No images are to be carried over; print all other material exactly as it stands.

■ Provided material
◇ ◇ ◇ ◇ ◇ ◇ ◇
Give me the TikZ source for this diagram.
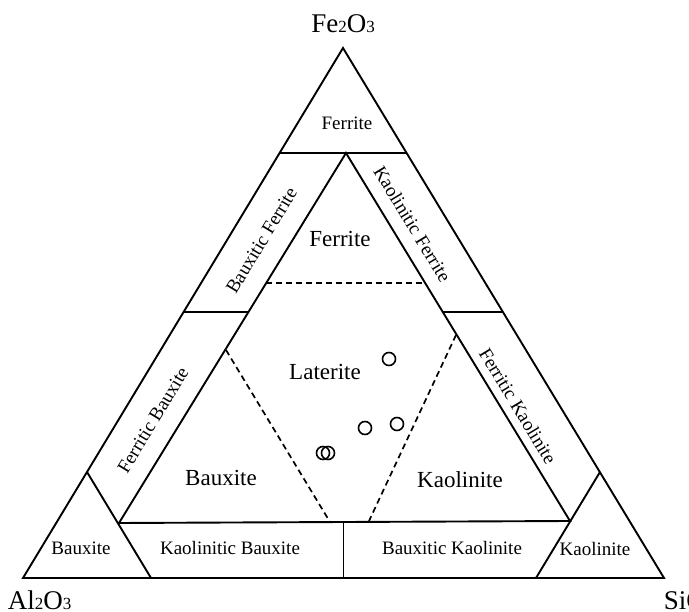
\documentclass[tikz,border=0pt]{standalone}
\usepackage{fontspec}
\setmainfont{Liberation Serif}
\newcommand{\chemsub}[1]{{\fontsize{17}{17}\selectfont #1}}
\begin{document}
\begin{tikzpicture}[x=1pt,y=-1pt,line width=1.9pt,
    corner/.style={inner sep=0pt,font=\fontsize{27}{27}\selectfont},
    big/.style={inner sep=0pt,font=\fontsize{23}{23}\selectfont},
    small/.style={inner sep=0pt,font=\fontsize{19}{19}\selectfont},
    sample/.style={circle,draw,line width=1.6pt,inner sep=0pt,minimum size=13pt},
    dashline/.style={dash pattern=on 6pt off 4pt,line width=1.7pt}]
\useasboundingbox (0,0) rectangle (689,612);
\clip (0,0) rectangle (689,612);
\coordinate (al) at (23,578);
\coordinate (fe) at (343,48);
\coordinate (si) at (664,578);
\coordinate (capl) at (280,153);
\coordinate (capr) at (406,153);
\coordinate (in) at (346,153);
\coordinate (inl) at (119,523);
\coordinate (inr) at (570,521);
\coordinate (midl) at (183,312);
\coordinate (midil) at (248,312);
\coordinate (midir) at (443,312);
\coordinate (midr) at (503,312);
\coordinate (cnl) at (87,472);
\coordinate (cnlb) at (151,578);
\coordinate (cnr) at (600,472);
\coordinate (cnrb) at (536,578);
\coordinate (basem) at (343.5,578);
\coordinate (basemt) at (343.5,522);
\coordinate (dfl) at (266,283);
\coordinate (dfr) at (425,283);
\coordinate (dbt) at (226,350);
\coordinate (dbb) at (330,522);
\coordinate (dkt) at (456,335);
\coordinate (dkb) at (369,521);
\draw (al) -- (fe) -- (si) -- cycle;
\draw (capl) -- (capr);
\draw (in) -- (inl) -- (inr) -- cycle;
\draw (midl) -- (midil);
\draw (midir) -- (midr);
\draw (cnl) -- (cnlb);
\draw (cnr) -- (cnrb);
\draw (basem) -- (basemt);
\draw[dashline] (dfl) -- (dfr);
\draw[dashline] (dbt) -- (dbb);
\draw[dashline] (dkt) -- (dkb);
\node[corner] (fe2o3) at (343,24) {Fe\chemsub{2}O\chemsub{3}};
\node[corner,anchor=base west] (al2o3) at (7,609) {Al\chemsub{2}O\chemsub{3}};
\node[corner,anchor=base west] (sio2) at (663,609) {SiO\chemsub{2}};
\node[small] (ferr1) at (347,123) {Ferrite};
\node[big] (ferr2) at (340,239) {Ferrite};
\node[big] (lat) at (325,371.5) {Laterite};
\node[big] (baux2) at (221,478) {Bauxite};
\node[big] (kaol2) at (460,480) {Kaolinite};
\node[small] (baux1) at (81,548) {Bauxite};
\node[small] (kbaux) at (230,548) {Kaolinitic Bauxite};
\node[small] (bkaol) at (452,548) {Bauxitic Kaolinite};
\node[small] (kaol1) at (595,549) {Kaolinite};
\node[small,rotate=58.9] (bferr) at (261.5,240.5) {Bauxitic Ferrite};
\node[small,rotate=58.9] (fbaux) at (153,420) {Ferritic Bauxite};
\node[small,rotate=-58.8] (kferr) at (412.5,224) {Kaolinitic Ferrite};
\node[small,rotate=-58.8] (fkaol) at (518,406) {Ferritic Kaolinite};
\node[sample] (s1) at (389,359) {};
\node[sample] (s2) at (365,428) {};
\node[sample] (s3) at (397,424) {};
\node[sample] (s4) at (323,453) {};
\node[sample] (s5) at (328,453) {};
\end{tikzpicture}
\end{document}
◇ ◇ ◇ ◇ ◇ ◇ ◇
■ Exercise output
Give me the TikZ source for this diagram.
\documentclass[tikz,border=0pt]{standalone}
\usepackage{fontspec}
\setmainfont{Liberation Serif}
\newcommand{\chemsub}[1]{{\fontsize{17}{17}\selectfont #1}}
\begin{document}
\begin{tikzpicture}[x=1pt,y=-1pt,line width=1.9pt,
    corner/.style={inner sep=0pt,font=\fontsize{27}{27}\selectfont},
    big/.style={inner sep=0pt,font=\fontsize{23}{23}\selectfont},
    small/.style={inner sep=0pt,font=\fontsize{19}{19}\selectfont},
    sample/.style={circle,draw,line width=1.6pt,inner sep=0pt,minimum size=13pt},
    dashline/.style={dash pattern=on 6pt off 4pt,line width=1.7pt}]
\useasboundingbox (0,0) rectangle (689,612);
\clip (0,0) rectangle (689,612);
\coordinate (al) at (23,578);
\coordinate (fe) at (343,48);
\coordinate (si) at (664,578);
\coordinate (capl) at (280,153);
\coordinate (capr) at (406,153);
\coordinate (in) at (346,153);
\coordinate (inl) at (119,523);
\coordinate (inr) at (570,521);
\coordinate (midl) at (183,312);
\coordinate (midil) at (248,312);
\coordinate (midir) at (443,312);
\coordinate (midr) at (503,312);
\coordinate (cnl) at (87,472);
\coordinate (cnlb) at (151,578);
\coordinate (cnr) at (600,472);
\coordinate (cnrb) at (536,578);
\coordinate (basem) at (343.5,578);
\coordinate (basemt) at (343.5,522);
\coordinate (dfl) at (266,283);
\coordinate (dfr) at (425,283);
\coordinate (dbt) at (226,350);
\coordinate (dbb) at (330,522);
\coordinate (dkt) at (456,335);
\coordinate (dkb) at (369,521);
\draw (al) -- (fe) -- (si) -- cycle;
\draw (capl) -- (capr);
\draw (in) -- (inl) -- (inr) -- cycle;
\draw (midl) -- (midil);
\draw (midir) -- (midr);
\draw (cnl) -- (cnlb);
\draw (cnr) -- (cnrb);
\draw (basem) -- (basemt);
\draw[dashline] (dfl) -- (dfr);
\draw[dashline] (dbt) -- (dbb);
\draw[dashline] (dkt) -- (dkb);
\node[corner] (fe2o3) at (343,24) {Fe\chemsub{2}O\chemsub{3}};
\node[corner,anchor=base west] (al2o3) at (7,609) {Al\chemsub{2}O\chemsub{3}};
\node[corner,anchor=base west] (sio2) at (663,609) {SiO\chemsub{2}};
\node[small] (ferr1) at (347,123) {Ferrite};
\node[big] (ferr2) at (340,239) {Ferrite};
\node[big] (lat) at (325,371.5) {Laterite};
\node[big] (baux2) at (221,478) {Bauxite};
\node[big] (kaol2) at (460,480) {Kaolinite};
\node[small] (baux1) at (81,548) {Bauxite};
\node[small] (kbaux) at (230,548) {Kaolinitic Bauxite};
\node[small] (bkaol) at (452,548) {Bauxitic Kaolinite};
\node[small] (kaol1) at (595,549) {Kaolinite};
\node[small,rotate=58.9] (bferr) at (261.5,240.5) {Bauxitic Ferrite};
\node[small,rotate=58.9] (fbaux) at (153,420) {Ferritic Bauxite};
\node[small,rotate=-58.8] (kferr) at (412.5,224) {Kaolinitic Ferrite};
\node[small,rotate=-58.8] (fkaol) at (518,406) {Ferritic Kaolinite};
\node[sample] (s1) at (389,359) {};
\node[sample] (s2) at (365,428) {};
\node[sample] (s3) at (397,424) {};
\node[sample] (s4) at (323,453) {};
\node[sample] (s5) at (328,453) {};
\end{tikzpicture}
\end{document}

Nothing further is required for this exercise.